The nature of this unity cannot be stated, for it remains always just beyond the threshold of intellectual comprehension. It can only be shown as a blurred reflection through hints coming from many directions but always falling short of their objective
What is wonderful about her writing is an embracing of a multi-faceted, multi-layered mycelial integration. A fluidity of space and - especially - time. Mutability. Complexity. Change. Extrapolating this to our current watery concerns, for me it suggests that water will not be constrained, defined, framed. Our interests, relationships and perspectives - whether sacred, philosophical or scientific - are just some small facets of the whole picture. The manifold manifestations of water are largely inaccessible, unapproachable. On the one hand, we have - as Ivan Illich pointed out - H2O (the waters of utility and industry - “a cleaning fluid” - and privately owned at that) and on the other hand there are “the waters of forgetfulness” (the mythic, symbolic, magical, unconscious). In the realms of water, we have the familiar - oftentimes romantic - 'water bodies' (rivers, lakes etc.) - relatively easy to sacralise; but water manifests as plutonic hydrothermal flows, abyssal vents, stratospheric clouds, industrial/sewage effluents - less easy for us to identify, or converse, with? (but all as real as the river…)

In the closing discussion of the 'Water Workshop', one of the emerging research ideas (or suggested thought experiments) was the prospect of speaking as…a river, a water molecule, a cloud. The meaning of this differs significantly from speaking with (in conversation) or speaking for (spokesperson). All three are imaginative, poetic leaps, (and all necessary expansions into the vitality of matter?) but speaking as involves an inhabiting of watery-ness. Perhaps this is shamanic? geopoetic? Perhaps it is not about porosity to the otherness of water(s), but a oneness with water(s)? A breaking down, or dissolution, of an insider/outsider dichotomy? (River Flows In You?)

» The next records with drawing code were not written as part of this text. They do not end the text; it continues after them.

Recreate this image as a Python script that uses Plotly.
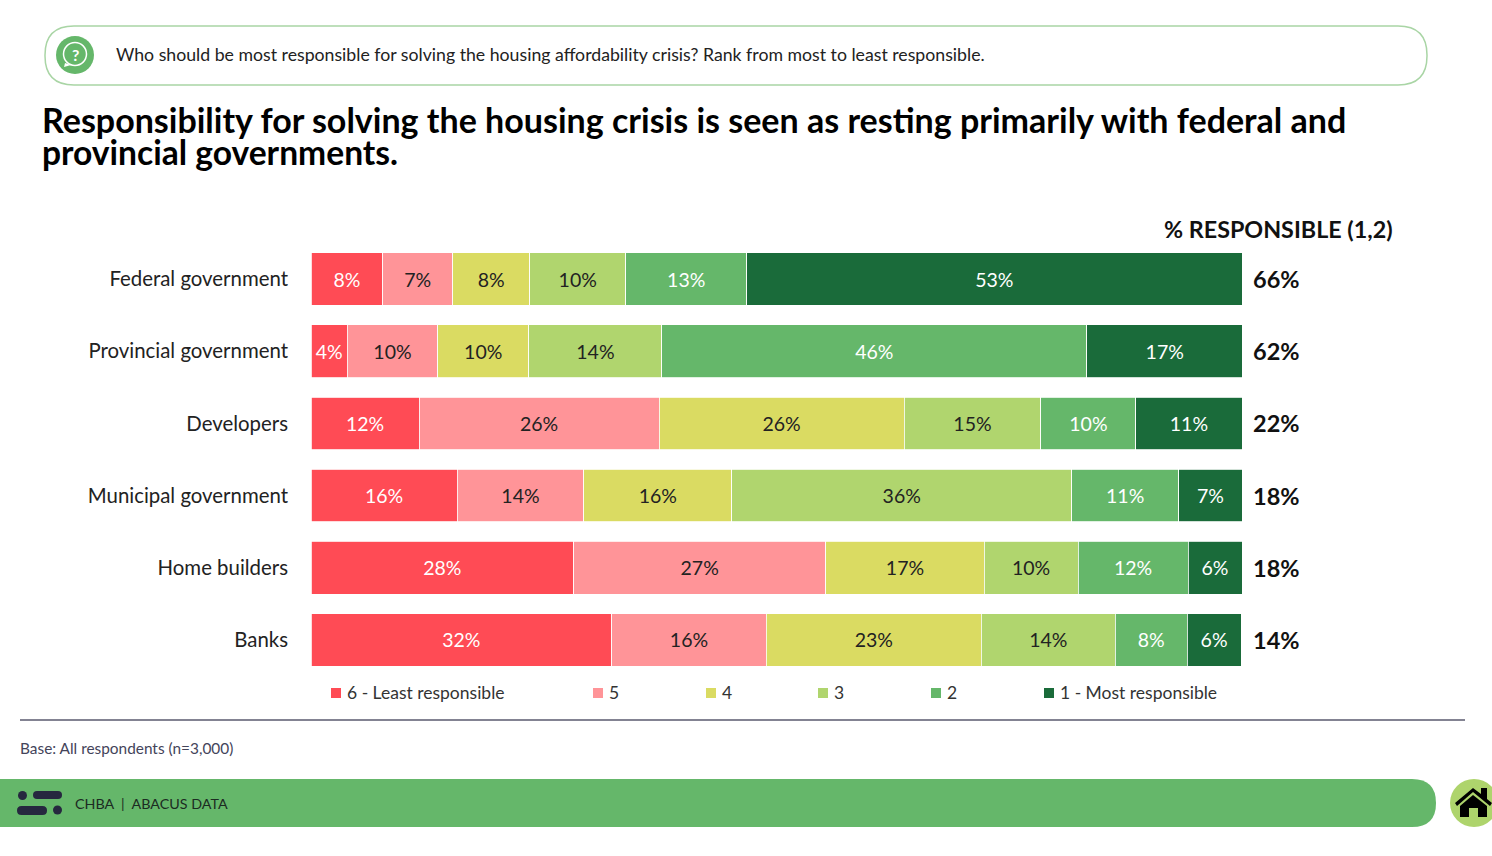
import plotly.graph_objects as go

W, H = 1492, 856
X0, X1, Y0, Y1 = 311, 1242, 243, 676

categories = ["Federal government", "Provincial government", "Developers",
              "Municipal government", "Home builders", "Banks"]
series_names = ["6 - Least responsible", "5", "4", "3", "2", "1 - Most responsible"]
least_6 = [7.7, 3.9, 11.6, 15.7, 28.2, 32.3]
rank_5 = [7.5, 9.7, 25.8, 13.6, 27.1, 16.6]
rank_4 = [8.3, 9.8, 26.3, 15.9, 17.0, 23.1]
rank_3 = [10.3, 14.3, 14.7, 36.5, 10.1, 14.4]
rank_2 = [13.0, 45.6, 10.2, 11.5, 11.8, 7.7]
most_1 = [53.2, 16.8, 11.4, 6.8, 5.8, 5.8]
labels_6 = ["8%", "4%", "12%", "16%", "28%", "32%"]
labels_5 = ["7%", "10%", "26%", "14%", "27%", "16%"]
labels_4 = ["8%", "10%", "26%", "16%", "17%", "23%"]
labels_3 = ["10%", "14%", "15%", "36%", "10%", "14%"]
labels_2 = ["13%", "46%", "10%", "11%", "12%", "8%"]
labels_1 = ["53%", "17%", "11%", "7%", "6%", "6%"]
totals = ["66%", "62%", "22%", "18%", "18%", "14%"]
colors = ["#ff4b55", "#ff9498", "#dadb62", "#b0d56e", "#65b76a", "#1a6b3a"]
text_colors = ["white", "#222222", "#222222", "#222222", "white", "white"]
legend_x = [331, 593, 706, 818, 931, 1044]

FONT = "Lato"
INK = "#222222"


def px(x):
    return (x - X0) / (X1 - X0)


def py(y):
    return 1 - (y - Y0) / (Y1 - Y0)


def path(points):
    return " ".join(points)


def rounded(x0, y0, x1, y1, r, left=True):
    p = []
    if left:
        p.append(f"M {px(x0 + r)} {py(y0)}")
    else:
        p.append(f"M {px(x0)} {py(y0)}")
    p.append(f"L {px(x1 - r)} {py(y0)}")
    p.append(f"Q {px(x1)} {py(y0)} {px(x1)} {py(y0 + r)}")
    p.append(f"L {px(x1)} {py(y1 - r)}")
    p.append(f"Q {px(x1)} {py(y1)} {px(x1 - r)} {py(y1)}")
    if left:
        p.append(f"L {px(x0 + r)} {py(y1)}")
        p.append(f"Q {px(x0)} {py(y1)} {px(x0)} {py(y1 - r)}")
        p.append(f"L {px(x0)} {py(y0 + r)}")
        p.append(f"Q {px(x0)} {py(y0)} {px(x0 + r)} {py(y0)} Z")
    else:
        p.append(f"L {px(x0)} {py(y1)} Z")
    return path(p)


def poly(pts):
    return "M " + " L ".join(f"{px(a)} {py(b)}" for a, b in pts) + " Z"


def shape_path(d, fill, line="rgba(0,0,0,0)", width=0):
    return dict(type="path", xref="paper", yref="paper", path=d, fillcolor=fill,
                line=dict(color=line, width=width), layer="above")


def oval(cx, cy, r, fill, line="rgba(0,0,0,0)", width=0):
    return dict(type="circle", xref="paper", yref="paper", x0=px(cx - r), x1=px(cx + r),
                y0=py(cy + r), y1=py(cy - r), fillcolor=fill,
                line=dict(color=line, width=width), layer="above")


def note(x, y, text, size, color=INK, bold=False, anchor="left"):
    return dict(xref="paper", yref="paper", x=px(x), y=py(y), text=text, showarrow=False,
                xanchor=anchor, yanchor="middle", borderpad=0,
                font=dict(family=FONT, size=size, color=color, weight=700 if bold else 400))


fig = go.Figure()
all_vals = [least_6, rank_5, rank_4, rank_3, rank_2, most_1]
all_labels = [labels_6, labels_5, labels_4, labels_3, labels_2, labels_1]
for name, vals, labs, col, tc in zip(series_names, all_vals, all_labels, colors, text_colors):
    fig.add_trace(go.Bar(
        y=categories, x=vals, name=name, orientation="h", text=labs,
        textposition="inside", insidetextanchor="middle", textangle=0, constraintext="none",
        insidetextfont=dict(family=FONT, size=19.5, color=tc),
        marker=dict(color=col, line=dict(color="white", width=0.8)),
        showlegend=False, hoverinfo="name+x+y",
    ))

shapes = [
    shape_path(rounded(45, 26, 1427, 85, 29), "rgba(0,0,0,0)", "#a9d5a5", 1.5),
    oval(75, 55, 19, "#65b76a"),
    oval(75, 54, 11.5, "rgba(0,0,0,0)", "white", 1.5),
    shape_path(poly([(65, 63), (64, 67), (71, 65)]), "white"),
    dict(type="line", xref="paper", yref="paper", x0=px(20), x1=px(1465), y0=py(720), y1=py(720),
         line=dict(color="#5a5a6e", width=1.5), layer="above"),
    shape_path(rounded(-40, 779, 1436, 827, 24, left=False), "#65b76a"),
    oval(1474, 803, 24, "#aed46c"),
    # home icon
    shape_path(poly([(1455, 803), (1473, 788), (1481, 794), (1481, 788), (1487, 788), (1487, 799), (1492, 803),
                     (1490, 806), (1473, 792), (1457, 806)]), "#000000"),
    shape_path(poly([(1460, 806), (1473, 795), (1487, 806), (1487, 817), (1478, 817), (1478, 808), (1469, 808),
                     (1469, 817), (1460, 817)]), "#000000"),
    # logo
    oval(22.5, 795.5, 4.5, "#26283f"),
    shape_path(rounded(33, 791, 62, 799, 4), "#26283f"),
    shape_path(rounded(17, 806, 47, 815, 4.5), "#26283f"),
    oval(57.5, 810, 4.5, "#26283f"),
]
for lx, col in zip(legend_x, colors):
    shapes.append(dict(type="rect", xref="paper", yref="paper", x0=px(lx), x1=px(lx + 10),
                       y0=py(698), y1=py(688), fillcolor=col, line=dict(width=0), layer="above"))

annotations = [
    note(115, 55, "Who should be most responsible for solving the housing affordability crisis? "
                  "Rank from most to least responsible.", 17.7),
    note(75, 54, "?", 16, "white", True, "center"),
    note(41, 152, "provincial governments.", 33.6, "#000000", True),
    note(1163, 229, "% RESPONSIBLE (1,2)", 23.3, "#111111", True),
    note(19, 748, "Base: All respondents (n=3,000)", 15.4, "#44445a"),
    note(74, 803, "CHBA  |  ABACUS DATA", 14.3, "#1c2b22"),
]
for lx, name in zip(legend_x, series_names):
    annotations.append(note(lx + 15, 692, name, 17.5, "#333333"))
for cat, total in zip(categories, totals):
    annotations.append(dict(xref="x", yref="y", x=100, y=cat, text=total, showarrow=False,
                            xanchor="left", yanchor="middle", xshift=9,
                            font=dict(family=FONT, size=23.5, color="#111111", weight=700)))

fig.update_layout(
    width=W, height=H, autosize=False,
    margin=dict(l=X0, r=W - X1, t=Y0, b=H - Y1, pad=0),
    paper_bgcolor="white", plot_bgcolor="white",
    barmode="stack", bargap=0.27, showlegend=False,
    title=dict(text="Responsibility for solving the housing crisis is seen as resting primarily with federal and",
               xref="container", yref="container", x=42 / W, xanchor="left", y=1 - 121 / H, yanchor="middle",
               pad=dict(l=0, r=0, t=0, b=0),
               font=dict(family=FONT, size=34, color="#000000", weight=700)),
    font=dict(family=FONT, color=INK),
    shapes=shapes, annotations=annotations,
    xaxis=dict(range=[0, 100], visible=False, fixedrange=True),
    yaxis=dict(autorange="reversed", showgrid=False, showline=False, zeroline=False,
               ticks="", ticklabelstandoff=22, automargin=False,
               tickfont=dict(family=FONT, size=20.4, color=INK)),
)
fig.write_html("out.html", config={"displayModeBar": False, "responsive": False},
               post_script="document.body.style.margin='0';document.body.style.overflow='hidden';")
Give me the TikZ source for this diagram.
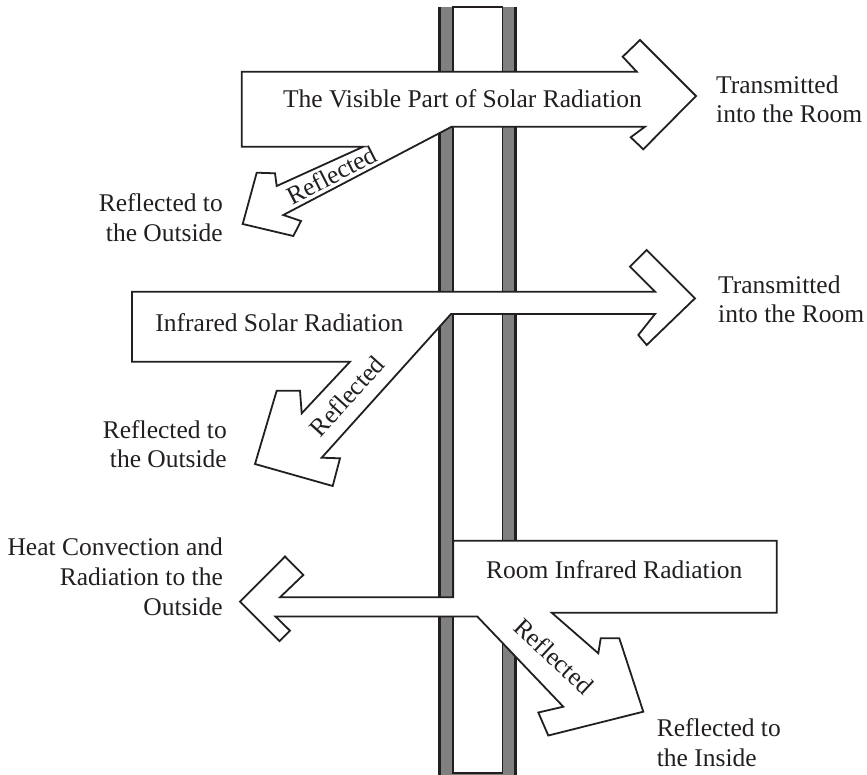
\documentclass[tikz,border=0pt]{standalone}
\usepackage{fontspec}
\setmainfont{Liberation Serif}
\definecolor{inkc}{HTML}{231F20}
\definecolor{glassc}{HTML}{808080}
\begin{document}
\begin{tikzpicture}[x=1pt,y=-1pt,
  ink/.style={draw=inkc, line width=1.8pt, line join=miter},
  beam/.style={ink, fill=white},
  paneedge/.style={draw=inkc, line width=2.4pt},
  gap/.style={draw=inkc, fill=white, line width=1.7pt},
  lbl/.style={inner sep=0pt, text=inkc, font=\fontsize{25.5}{30}\selectfont}]

\path[use as bounding box] (0,0) rectangle (867,774);

% double glazing: two grey panes with an air gap between them
\fill[glassc] (439.5,7) rectangle (515.3,776);
\draw[paneedge] (439.5,7) -- (439.5,776);
\draw[paneedge] (515.3,7) -- (515.3,776);
\draw[gap] (453.2,7) rectangle (502.5,772.7);

% visible solar radiation: transmitted beam and reflected beam
\draw[beam] (241.7,71.7) -- (636.7,71.7) -- (622.7,56.7) -- (640,40) -- (696,96)
  -- (643.3,149.3) -- (630.7,137.3) -- (645,126.7) -- (451.7,126.7)
  -- (283.3,215) -- (301,221) -- (293.3,236) -- (242.7,224) -- (256.7,172.7)
  -- (275,173.3) -- (276.7,186) -- (363.3,146.7) -- (241.7,146.7) -- cycle;

% infrared solar radiation
\draw[beam] (132,291.7) -- (655,291.7) -- (630,266.7) -- (646.7,250) -- (695,298.3)
  -- (646.7,345) -- (638.3,335) -- (655,314) -- (451,314)
  -- (321.7,457.7) -- (340,458.3) -- (332.7,486) -- (255,464) -- (276.7,390.7)
  -- (300,390.7) -- (301.7,413.3) -- (350,361.7) -- (132,361.7) -- cycle;

% room infrared radiation: outgoing beam and beam reflected back inside
\draw[beam] (453.2,540.7) -- (776.7,540.7) -- (776.7,612.7) -- (551.7,612.7)
  -- (598.3,653.3) -- (600.7,638.3) -- (619.3,638.3) -- (643.3,711.7)
  -- (548.3,735.5) -- (538.3,712.5) -- (563.3,706.7) -- (477.3,616.5)
  -- (275.5,616.5) -- (290,630.7) -- (279.5,641.2) -- (240,601.7)
  -- (285,556.5) -- (303.3,575) -- (280,597.3) -- (453.2,597.3) -- cycle;

% beam titles
\node[lbl, anchor=base] (vis) at (462.5,107.3) {The Visible Part of Solar Radiation};
\node[lbl, anchor=base] (irs) at (279.4,331.7) {Infrared Solar Radiation};
\node[lbl, anchor=base] (rir) at (614.2,578.3) {Room Infrared Radiation};

% labels along the reflected beams
\node[lbl, rotate=27] (rfa) at (331.7,175) {Reflected};
\node[lbl, rotate=48] (rfb) at (347,396) {Reflected};
\node[lbl, rotate=-43] (rfc) at (554,656) {Reflected};

% outcome labels
\node[lbl, anchor=base west] (tra) at (716,93) {Transmitted};
\node[lbl, anchor=base west] (trb) at (716,122) {into the Room};
\node[lbl, anchor=base west] (trc) at (718,293.5) {Transmitted};
\node[lbl, anchor=base west] (trd) at (718,322.5) {into the Room};

\node[lbl, anchor=base east] (roa) at (223,211.7) {Reflected to};
\node[lbl, anchor=base east] (rob) at (223,241.7) {the Outside};
\node[lbl, anchor=base east] (roc) at (227,438.5) {Reflected to};
\node[lbl, anchor=base east] (rod) at (227,467.5) {the Outside};

\node[lbl, anchor=base east] (hca) at (223,555.7) {Heat Convection and};
\node[lbl, anchor=base east] (hcb) at (223,585.7) {Radiation to the};
\node[lbl, anchor=base east] (hcc) at (223,615.2) {Outside};

\node[lbl, anchor=base west] (ria) at (656.7,736.7) {Reflected to};
\node[lbl, anchor=base west] (rib) at (656.7,766.7) {the Inside};
\end{tikzpicture}
\end{document}
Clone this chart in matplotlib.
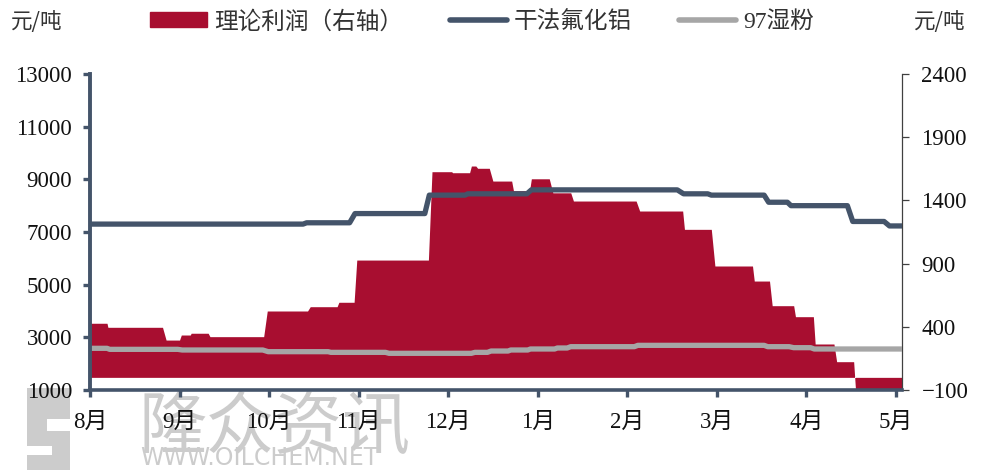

There is mystery and unknowability with water, as with any other non-human or human entity. One approach which currently interests me involves the practical insights that can emerge from changing time-frames (speeded-up or slo-mo film or sound). Our perceptions are locked in our time-relationship to the world; we are trapped by our senses and cognition. Other living/dynamic systems reveal extraordinary, marvelous, uncanny attributes when perceived in shifted time-frames. From macro to micro, other truths, cycles, rhythms, pulses emerge; vastly more powerful and enduring than our narrow and ultimately futile efforts of control.